(TASK DESCRIPTION): Retype exactly the lines below, beginning with the first and ending with the line where "var yMin = 15, yMax = 50, yStep = 5;" appears.

(DATA SHOWN):
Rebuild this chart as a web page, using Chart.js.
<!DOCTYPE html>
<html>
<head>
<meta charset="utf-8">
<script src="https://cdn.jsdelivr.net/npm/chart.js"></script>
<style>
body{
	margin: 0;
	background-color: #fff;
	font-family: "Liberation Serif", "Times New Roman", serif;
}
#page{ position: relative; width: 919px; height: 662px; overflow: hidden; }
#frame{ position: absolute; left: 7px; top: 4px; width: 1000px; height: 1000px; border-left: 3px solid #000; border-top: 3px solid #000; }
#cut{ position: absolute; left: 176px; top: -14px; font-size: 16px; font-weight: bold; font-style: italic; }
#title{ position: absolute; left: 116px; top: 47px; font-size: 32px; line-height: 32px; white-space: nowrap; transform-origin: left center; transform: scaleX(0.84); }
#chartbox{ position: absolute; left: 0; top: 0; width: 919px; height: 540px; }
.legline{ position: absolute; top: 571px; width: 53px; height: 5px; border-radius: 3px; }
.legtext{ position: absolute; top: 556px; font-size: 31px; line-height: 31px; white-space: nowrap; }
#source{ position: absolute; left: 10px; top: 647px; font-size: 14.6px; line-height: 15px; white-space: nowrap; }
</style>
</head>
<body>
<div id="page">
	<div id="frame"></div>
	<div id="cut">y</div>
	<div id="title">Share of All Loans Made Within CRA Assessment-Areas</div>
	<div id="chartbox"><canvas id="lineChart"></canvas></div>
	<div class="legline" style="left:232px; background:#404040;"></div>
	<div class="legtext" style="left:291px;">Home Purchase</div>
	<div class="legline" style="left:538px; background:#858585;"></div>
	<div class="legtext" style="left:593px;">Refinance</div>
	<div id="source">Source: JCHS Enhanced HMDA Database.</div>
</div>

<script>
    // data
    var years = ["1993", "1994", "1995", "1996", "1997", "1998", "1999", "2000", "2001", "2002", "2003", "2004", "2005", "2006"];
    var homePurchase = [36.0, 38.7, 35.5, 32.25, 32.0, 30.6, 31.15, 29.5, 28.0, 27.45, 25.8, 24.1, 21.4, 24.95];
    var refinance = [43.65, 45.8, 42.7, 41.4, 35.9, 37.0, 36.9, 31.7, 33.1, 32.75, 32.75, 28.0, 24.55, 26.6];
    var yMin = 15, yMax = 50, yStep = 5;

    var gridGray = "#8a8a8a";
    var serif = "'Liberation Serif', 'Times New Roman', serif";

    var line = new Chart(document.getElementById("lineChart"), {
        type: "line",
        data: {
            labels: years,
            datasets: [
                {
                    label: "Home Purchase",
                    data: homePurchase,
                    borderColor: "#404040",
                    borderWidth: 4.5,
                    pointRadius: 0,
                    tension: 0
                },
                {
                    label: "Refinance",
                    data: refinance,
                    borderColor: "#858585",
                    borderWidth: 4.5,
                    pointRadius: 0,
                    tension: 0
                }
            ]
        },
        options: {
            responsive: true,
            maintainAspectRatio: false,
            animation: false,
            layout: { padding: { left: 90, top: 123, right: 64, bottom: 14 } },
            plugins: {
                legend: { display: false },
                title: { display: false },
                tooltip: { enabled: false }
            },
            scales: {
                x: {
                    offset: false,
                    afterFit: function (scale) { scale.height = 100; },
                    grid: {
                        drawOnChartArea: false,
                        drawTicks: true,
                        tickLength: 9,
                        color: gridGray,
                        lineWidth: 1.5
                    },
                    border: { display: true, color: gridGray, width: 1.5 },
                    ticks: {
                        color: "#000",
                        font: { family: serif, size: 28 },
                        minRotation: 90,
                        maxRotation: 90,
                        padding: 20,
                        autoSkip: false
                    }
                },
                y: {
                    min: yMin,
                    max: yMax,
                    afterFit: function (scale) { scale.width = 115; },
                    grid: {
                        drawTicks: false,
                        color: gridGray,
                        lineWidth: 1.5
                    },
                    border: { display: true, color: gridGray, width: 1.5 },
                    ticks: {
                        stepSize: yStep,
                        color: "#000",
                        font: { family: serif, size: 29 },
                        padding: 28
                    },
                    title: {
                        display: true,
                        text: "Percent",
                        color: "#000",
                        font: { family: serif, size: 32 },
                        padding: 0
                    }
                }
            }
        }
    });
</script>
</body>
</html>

(SOLVED PROBLEM):
Rebuild this chart as a web page, using Chart.js.
<!DOCTYPE html>
<html>
<head>
<meta charset="utf-8">
<script src="https://cdn.jsdelivr.net/npm/chart.js"></script>
<style>
body{
	margin: 0;
	background-color: #fff;
	font-family: "Liberation Serif", "Times New Roman", serif;
}
#page{ position: relative; width: 919px; height: 662px; overflow: hidden; }
#frame{ position: absolute; left: 7px; top: 4px; width: 1000px; height: 1000px; border-left: 3px solid #000; border-top: 3px solid #000; }
#cut{ position: absolute; left: 176px; top: -14px; font-size: 16px; font-weight: bold; font-style: italic; }
#title{ position: absolute; left: 116px; top: 47px; font-size: 32px; line-height: 32px; white-space: nowrap; transform-origin: left center; transform: scaleX(0.84); }
#chartbox{ position: absolute; left: 0; top: 0; width: 919px; height: 540px; }
.legline{ position: absolute; top: 571px; width: 53px; height: 5px; border-radius: 3px; }
.legtext{ position: absolute; top: 556px; font-size: 31px; line-height: 31px; white-space: nowrap; }
#source{ position: absolute; left: 10px; top: 647px; font-size: 14.6px; line-height: 15px; white-space: nowrap; }
</style>
</head>
<body>
<div id="page">
	<div id="frame"></div>
	<div id="cut">y</div>
	<div id="title">Share of All Loans Made Within CRA Assessment-Areas</div>
	<div id="chartbox"><canvas id="lineChart"></canvas></div>
	<div class="legline" style="left:232px; background:#404040;"></div>
	<div class="legtext" style="left:291px;">Home Purchase</div>
	<div class="legline" style="left:538px; background:#858585;"></div>
	<div class="legtext" style="left:593px;">Refinance</div>
	<div id="source">Source: JCHS Enhanced HMDA Database.</div>
</div>

<script>
    // data
    var years = ["1993", "1994", "1995", "1996", "1997", "1998", "1999", "2000", "2001", "2002", "2003", "2004", "2005", "2006"];
    var homePurchase = [36.0, 38.7, 35.5, 32.25, 32.0, 30.6, 31.15, 29.5, 28.0, 27.45, 25.8, 24.1, 21.4, 24.95];
    var refinance = [43.65, 45.8, 42.7, 41.4, 35.9, 37.0, 36.9, 31.7, 33.1, 32.75, 32.75, 28.0, 24.55, 26.6];
    var yMin = 15, yMax = 50, yStep = 5;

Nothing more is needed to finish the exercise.